Thaipusam 2024 drums up cheer and hope for 18,000 devotees , Latest Singapore News - The New Paper

Thaipusam 2024 drums up cheer and hope for 18,000 devotees

Traditional music sounded on the streets of Little India and Dhoby Ghaut as more than 18,000 devotees marked the annual rite of Thaipusam on Jan 25.

The devotees performed penitential acts on their walk of faith for Hindu god Lord Murugan. 

Among the 274 kavadi bearers and 12,800 paal kudam (milk pot) bearers was 19-year-old first-timer Mithesh, who goes by one name. The former at-risk youth and full-time national serviceman, who carried a 35kg alagu kavadi, is optimistic about turning over a new leaf.

His alagu kavadi – a structure made of wood and metal – was held in place by close to 70 hooks pierced into his body. His nine-day fasting and rigorous preparation culminated in the procession, which he took about three hours to complete.

Mithesh’s mother, Ms Jewel Kala, 47, expressed her joy in seeing his positive transformation through religion. The single mother of three said: “He is small compared with his kavadi, so there were numerous challenges. I am proud he saved up and bought his own second-hand kavadi, costing $1,000, and is the first in this generation of my family to do so.”

Mithesh, who plans to pursue veterinary science and hopes to support his mother financially, said: “Events like Thaipusam are gateways for youth-at-risk who want to mend their ways. I am glad religion and devotion have changed me.”

Bearing a variety of kavadis and milk pots atop their heads, the devotees in yellow and orange garb completed the 4km foot procession from Sri Perumal Temple to Sri Thendayuthapani Temple. All participants had pre-registered as early as a month ago. 

The devotees were undeterred by the festival falling on a weekday in 2024, with some working adults and students taking leave to join the festivities. Despite the mild showers in the afternoon, the devotees persevered with the mostly smooth foot procession. 

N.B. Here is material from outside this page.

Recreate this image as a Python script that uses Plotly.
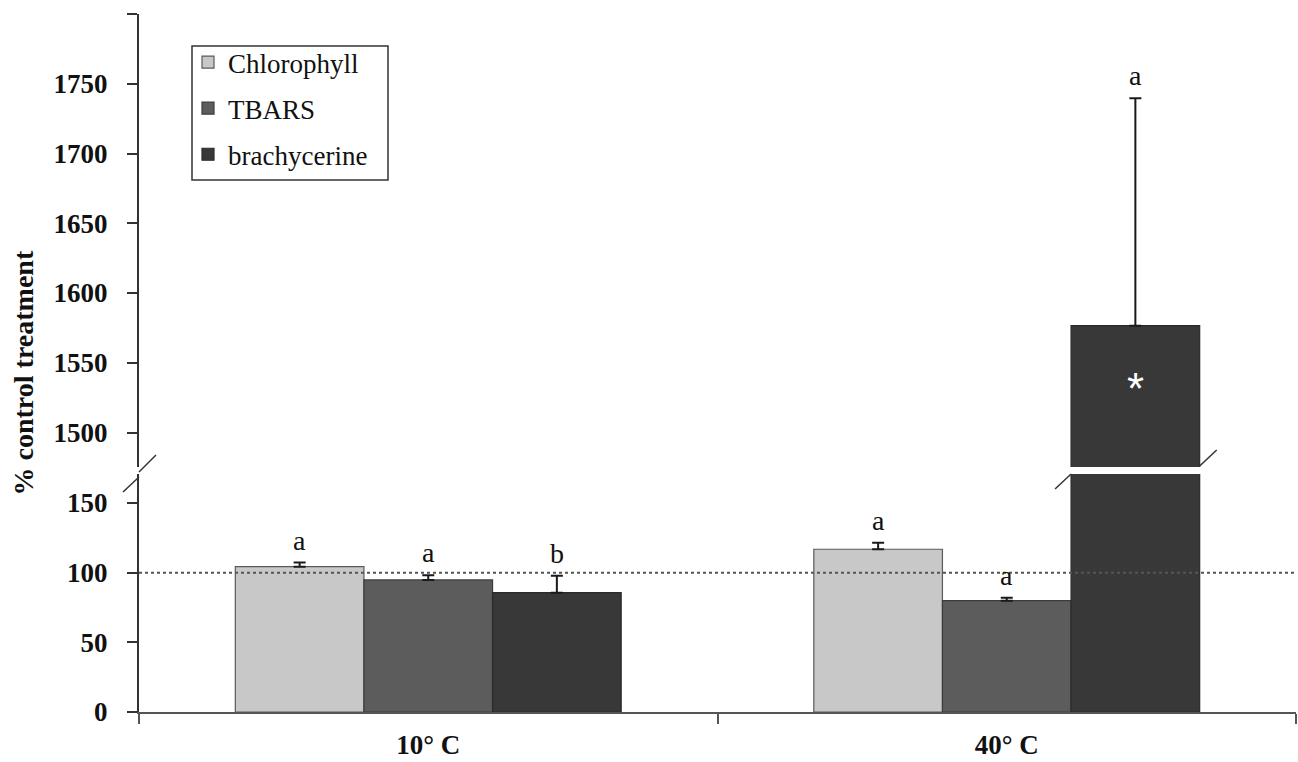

Mr Manikandan, a senior pandaram, honouring Ms Josephine Teo at the sanctum of the Sri Thendayuthapani Temple.PHOTO: AZMI ATHNI

Minister for Communications and Information and Second Minister for Home Affairs Josephine Teo joined the festival and highlighted the meaningful participation of non-Hindus, non-Indians and particularly young devotees in the festivities.

Describing the crowd as multiracial and multicultural, she said: “It is most encouraging to me that local non-Hindus supporting their family members or friends are here to observe this as a practice, a fabric of our society.”

Mrs Teo, an MP in Jalan Besar GRC, noted the importance of unique cultural and religious practices in modern Singapore.

“It is important for us as a fairly young nation to think about what binds us together as a nation. In many societies, especially fast-paced, modernised ones, these activities are pushed into the fringes and are forgotten over time, which is a great loss.”

Five live music stations featured local traditional groups and musicians. New stations in Clemenceau Avenue and opposite Selegie Avenue joined the previous three in Hastings Road, Short Street and Cathay Green. Each music group could carry up to four percussion instruments, up from one in 2023. 

For many of the worshippers, Thaipusam feels complete with the consecration of Sri Thendayuthapani Temple in June 2023, in time for the 2024 festival. They can now access the main sanctum and offer their prayers or offerings. The tradition of serving lunch to the devotees during Thaipusam also returned to Sri Thendayuthapani Temple after three years of bento box distributions. 

One participant, Mr Lionel Tan, has been a bedrock in his childhood friend Paul Singh’s 14-year kavadi journey. He returned to Thaipusam in 2024, taking leave from work to help assemble Mr Singh’s kavadi and support him throughout the procession.

Other non-Hindus who have been returning to Thaipusam include Mr Ken Ho, Mr Lim Eng Kin, Mr Ken Ng and Mr Edwin Fo, who carried milk pots and pierced alagus. The group, from various walks of life and of different ages, has been attending Thaipusam celebrations for several years. Mr Lim, 65, said: “When I was young, I was always fascinated by Thaipusam processions. A few years ago, I was introduced to this formally by an Indian friend. It has cleared my conscience and I feel much better.”  

Hoping for a successful marriage in 2025 were Mohanrach and Hema Devi, both 29. After her father survived a critical motorbike accident, Ms Hema Devi turned to bearing milk pots with alagu piercings. This is the second year she joined her fiance to demonstrate her gratitude. 

The festivities started at 11.30pm on Jan 24 and ended on the night of Jan 25. Devotees received support from local companies that set up 23 water or drinks booths along the procession route. About 1,500 volunteers and temple staff helped ensure a seamless event.

The festival was the result of five months of preparations, said Sri Srinivasa Perumal Temple’s secretary, Mr Sivakumaran Sathappan. Despite the management’s doubts about the size of the turnout as Thaipusam 2024 fell on a weekday, the support was remarkable, he said.